* [WRITTEN PROBLEM]
Work through the data line by line, gathering every line that has the word "matplotlib".

* [GIVEN INFORMATION]
╔══

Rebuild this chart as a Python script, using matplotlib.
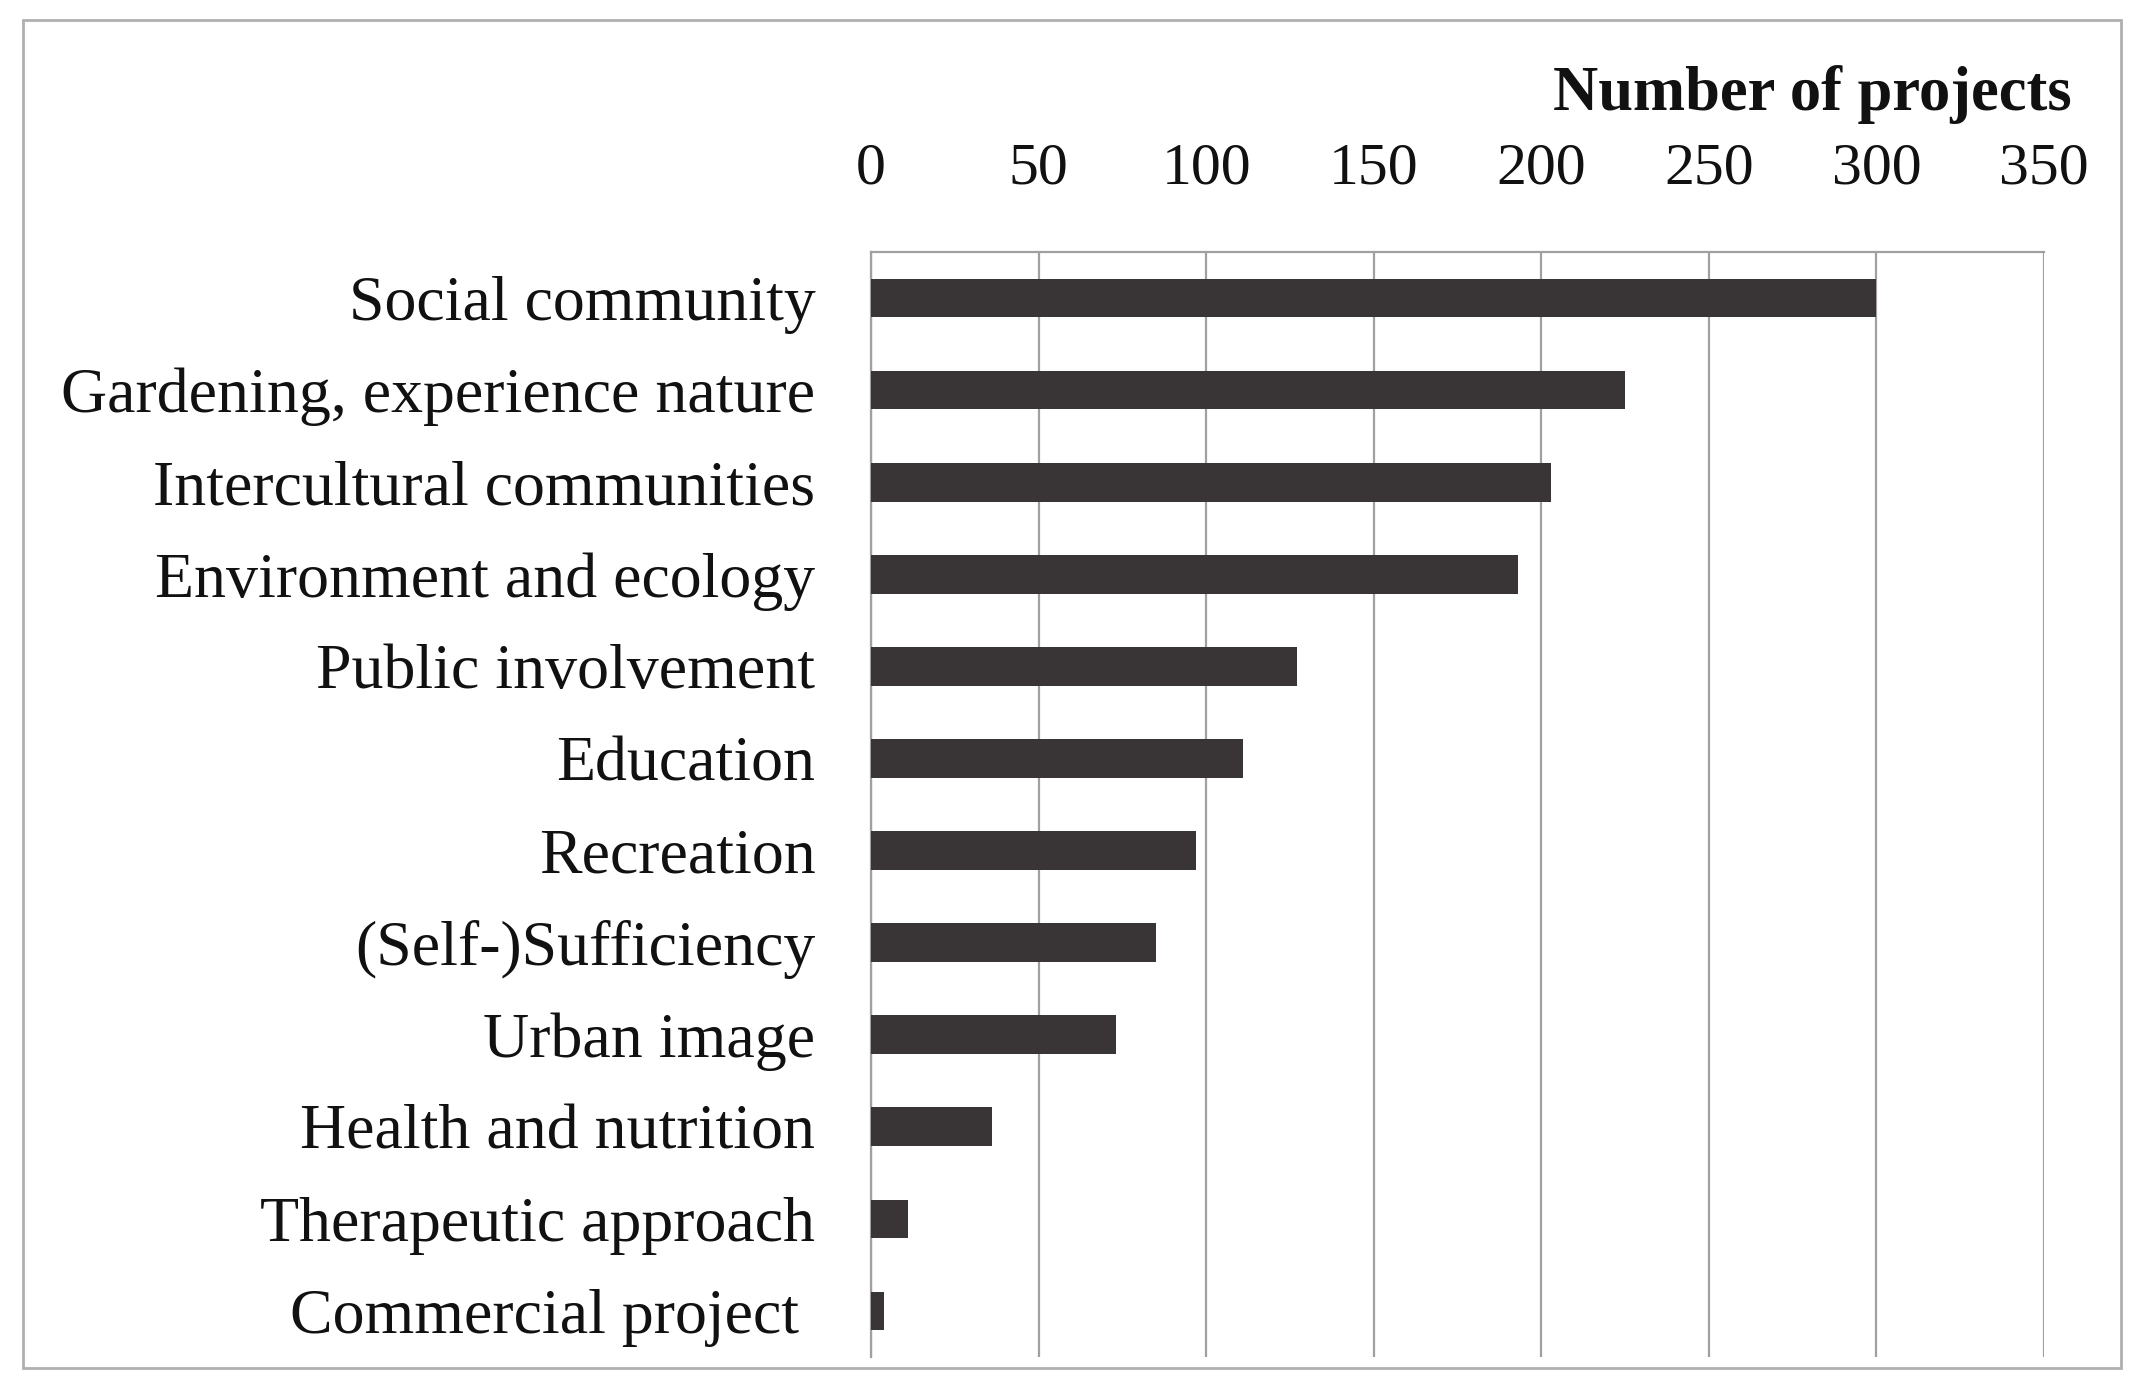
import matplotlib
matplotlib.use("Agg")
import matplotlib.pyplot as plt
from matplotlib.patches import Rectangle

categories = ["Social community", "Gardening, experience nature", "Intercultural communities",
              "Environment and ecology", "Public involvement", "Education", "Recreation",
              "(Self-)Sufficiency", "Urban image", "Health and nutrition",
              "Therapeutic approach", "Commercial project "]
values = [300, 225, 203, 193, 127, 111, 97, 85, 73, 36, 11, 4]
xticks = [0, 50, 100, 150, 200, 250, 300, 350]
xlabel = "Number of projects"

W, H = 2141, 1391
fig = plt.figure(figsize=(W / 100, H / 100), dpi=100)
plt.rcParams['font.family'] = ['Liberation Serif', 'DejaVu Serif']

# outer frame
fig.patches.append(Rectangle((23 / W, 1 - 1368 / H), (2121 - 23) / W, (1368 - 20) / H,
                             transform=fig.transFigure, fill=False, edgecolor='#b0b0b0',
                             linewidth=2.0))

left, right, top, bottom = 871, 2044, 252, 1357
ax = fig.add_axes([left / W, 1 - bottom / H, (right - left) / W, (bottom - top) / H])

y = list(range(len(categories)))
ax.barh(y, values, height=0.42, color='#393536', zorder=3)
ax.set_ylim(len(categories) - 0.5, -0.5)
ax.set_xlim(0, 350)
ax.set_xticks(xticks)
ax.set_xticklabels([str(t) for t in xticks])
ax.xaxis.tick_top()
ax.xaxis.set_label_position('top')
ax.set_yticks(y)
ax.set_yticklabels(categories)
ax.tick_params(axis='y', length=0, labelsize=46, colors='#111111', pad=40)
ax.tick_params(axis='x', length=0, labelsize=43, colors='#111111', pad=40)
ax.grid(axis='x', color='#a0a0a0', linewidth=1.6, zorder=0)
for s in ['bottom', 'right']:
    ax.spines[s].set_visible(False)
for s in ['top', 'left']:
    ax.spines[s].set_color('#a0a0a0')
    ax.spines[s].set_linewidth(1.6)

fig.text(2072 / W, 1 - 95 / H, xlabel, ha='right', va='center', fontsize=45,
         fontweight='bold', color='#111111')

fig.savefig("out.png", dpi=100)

╚══

* [FINAL RESULT]
Rebuild this chart as a Python script, using matplotlib.
import matplotlib
matplotlib.use("Agg")
import matplotlib.pyplot as plt
from matplotlib.patches import Rectangle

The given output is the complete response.